New Experiences....And Lessons In Survival

Valentine's Day was last week, right?  It's usually not a holiday we observe with anything special...that is unless you count addressing what seems like hundreds of Valentines cards for all Will's buddies at school...add Micah in this year.  But for Gregg and I, we do the customary card and maybe some chocolate, but going out (especially on that exact day) is normally out of the question.  "It's too busy" or "We don't want to get a sitter" or whatever.  I wasn't expecting anything, so when Gregg mentioned almost in passing that he had rented a snowmobile for a day I almost missed it.  So that was the agenda for the day.  He set up the babysitter (thank you SO MUCH, Mom and Dad!) and the sled rental and off we went!


Gregg and his family grew up snowmobiling, but I had never been.  He's been talking about going for a while now, but it's just never materialized.  He finally decided it was time...time to get me out on my first snowmobiling adventure.  I really didn't know what to expect and I was pretty excited!  That excitement dwindled a little as we approached the lodge.  The beautiful day and recent snow fall had drawn what seemed to be hundreds of snowmobilers to the hills.  A day full of dodging sled traffic just wasn't what I had in mind.  But as soon as we got out on the trail away from the lodge the hustle and bustle, along with the people seemed to fade away.

  
We were weaving through groves of aspen trees on trails that seemed to be forged just for the two of us.  It took me back to our dating days when motorcycle rides were a commonality...just the two of us out enjoying being together.  Everything from our normal everyday life seemed to fade and we were just able to take in the beauty of the Black Hills.  I could stop worrying about where we're going to send Will to school next year and wonder why that tree grew in that particular way.  I could stop focusing on the pain of RA and could start noticing the magnificent intentionality that is God's creation.  He did all this for us...so we could experience true beauty and give Him the glory.

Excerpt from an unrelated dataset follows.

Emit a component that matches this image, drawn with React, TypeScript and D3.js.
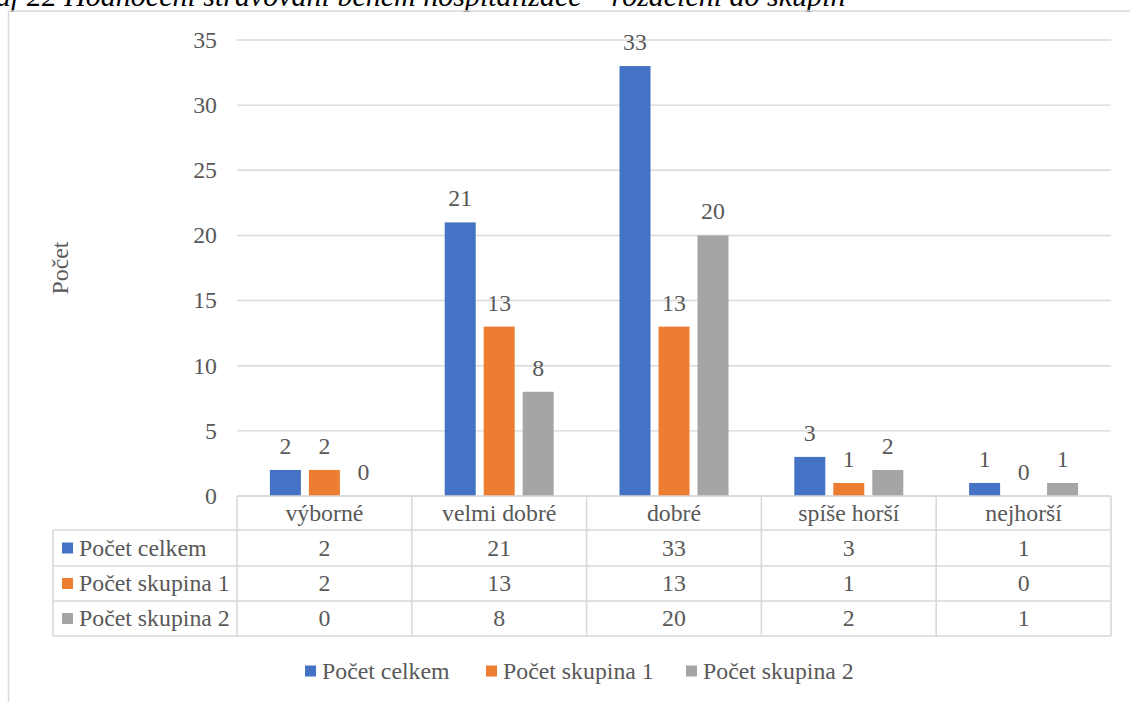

Up on top of a summit we were able to see for miles, even with the near white-out conditions up there (the wind was kickin'!).  It was absolutely breath taking and if it hadn't been for the weather and Gregg's "this is borderline dangerous" comment, I could've stayed for hours taking it all in.  But even down in the lower elevations we were still able to enjoy the beauty of winter.  The whole way back to the lodge we flirted with this huge weather system...always seeming to be on its edge.  A perfectly blue sky to one side and a looming wall of grey to the other.  Just beautiful!


We ended our date eating in Spearfish Canyon with a beautiful view of the limestone cliffs.  It was one of the best dates we've ever been on...before or after kids.  Over the past year or so Gregg and I have come to realize the importance of getting out alone together.  It's not only good for our souls, it's essential for the survival of our marriage.  If we don't intentionally set aside time for just the two of us we drift apart, and if we're not careful we become nothing more than roommates who happen to be parents to the same children.  Our love tank starts running on fumes and if it finally runs dry...let's just say it's not pretty.  If momma ain't happy, ain't nobody happy...right, guys?


So Survival Lessons from today:

1. Never go snowmobiling unprepared.  Up on that summit so close to the edge with those crazy winds and not much protection, I really came to appreciate Gregg's experience.  I rolled my eyes when he packed 17 pairs of extra gloves.  Then I thanked him for the very same thing after my second pair got too wet and had to be replaced with a third.

2. Never put your relationship with your spouse on the back burner.  Second only to my relationship with my Creator, this is the most important earthly relationship I have.  If I don't fill up the love tank often, we start to live parallel lives and priorities get skewed.  At that point we're not a team anymore...we become individuals.  Separate.  Divided.  I'm so thankful that God brought circumstances and people into our lives over the past few years that have shown us the importance of our marital relationship.  I'm so thankful God - and spouses - give us second chances.

Jesus knew their thoughts and said to them,  
“Every kingdom divided against itself will be ruined, 
and every city or household divided against itself will not stand."